In these situations, it can lead to poor ventilation and overheating. For instance, a typical apartment block design will have a central staircase or service shaft with two apartments on one side and two on the opposite. This results in the old ‘back to back’ arrangement of terraced housing and means that the apartments will have windows with only one aspect.

If you then add in issues with stagnating air over the summer months or the fact that many building occupants will open windows during the day letting pre-heated air into the space, levels of comfort become a real issue.

Technical detailing and specification

A lack of consideration around technical detail and specification is also a contributing factor to overheating in our buildings.

Despite the misconception that insulation is the cause of overheating, used effectively, it can actually help prevent excess temperatures. Insulation prevents solar gain/radiant transfer through the fabric of a building during summer months and retains heat energy in winter to keep us warm.

The problem that can occur with insulation causing overheating is where insulation is not specified and/or installed effectively.

For instance, in apartment blocks with communal heating and hot water, centralised service pipework is often located in stairwells or service zones, but is typically not insulated correctly. In these instances, heat from this pipework disperses into the service zones and then the apartments. This is a real issue because communal services and spaces can’t be controlled by the apartment occupants.

Another cause of overheating is a lack of understanding between thermal mass and thermal insulation. A lot of people think they are the same thing but they play very different roles in a building.

If insulation is placed to the underside of a concrete floor or roof soffit for example, then the mass of the concrete cannot be used as an absorber of excessive heat. Placing the insulation in this position effectively makes the building into an oven.

Fitting the insulation on top of these finishes however, can improve the efficiency of the mass to absorb heat and thereby reduces the risk of overheating. When used in conjunction with good cross ventilation strategies, this then makes the building perform like a traditional pantry used to keep produce cool in summer months.

Issues around thermal mass versus insulation are also problematic in the UK as, increasingly we’re using more lightweight construction materials like timber or metal frame, and aircrete blockwork.
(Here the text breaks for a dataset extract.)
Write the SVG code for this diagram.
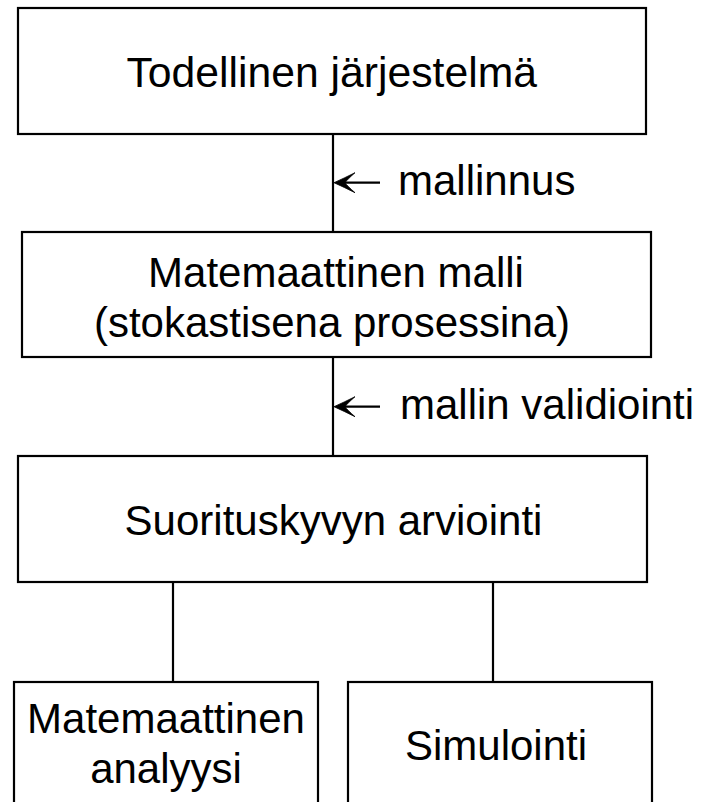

Many specifiers don’t always consider how the thermal mass will affect the building performance. Because lightweight materials don’t have the thermal mass, heat is not absorbed by the fabric to offset temperature gains through the day. Framed construction and aircrete blockwork can be used in highly effective building fabric specifications, but specifiers need to understand the building physics and specify the appropriate solutions to go alongside them.

Improper specification of glazing is another issue in the overheating of homes as properties can be designed without the right ratio of glazing to solid wall. Incorrectly applied solar coatings or too much glazing on south facing facades for example, can lead to excessive temperatures and overheating. To reduce this issue, the UK should take inspiration from the techniques used in the Middle East and Southern Mediterranean, for instance using Mashrabiya.

Location

A final contributing factor to the overheating of homes is location. Urbanisation means more homes are being built in cities where factors such as the urban heat island effect (where metropolitan areas are warmer than surrounding rural areas due to human activity) cause increased temperatures.

In cities, you also find that those living in low level dwellings have security concerns about leaving windows open at night or do not open windows because of noise. This means that heat inside the building is not purged at night, again, leading to potential overheating. A natural solution to this problem is, again, a technique used in Middle Eastern design where homes are built around enclosed courtyards. Alternatively, a background solution would be a mechanical ventilation system that continuously removes stale / hot air from the building and ensures fresher air is constantly available. Such systems must be used with a purge solution like night-cooling ventilation so spaces can be quickly cooled ready for the next day’s weather pattern.

As these examples illustrate, the reasons for the overheating of homes can be a lot more complex than simply an excess of insulation. To prevent overheating and create greater levels of thermal comfort, what’s needed is greater consideration of every aspect of a building fabric, including its design, specification and installation, and a more holistic approach to a home and its locality.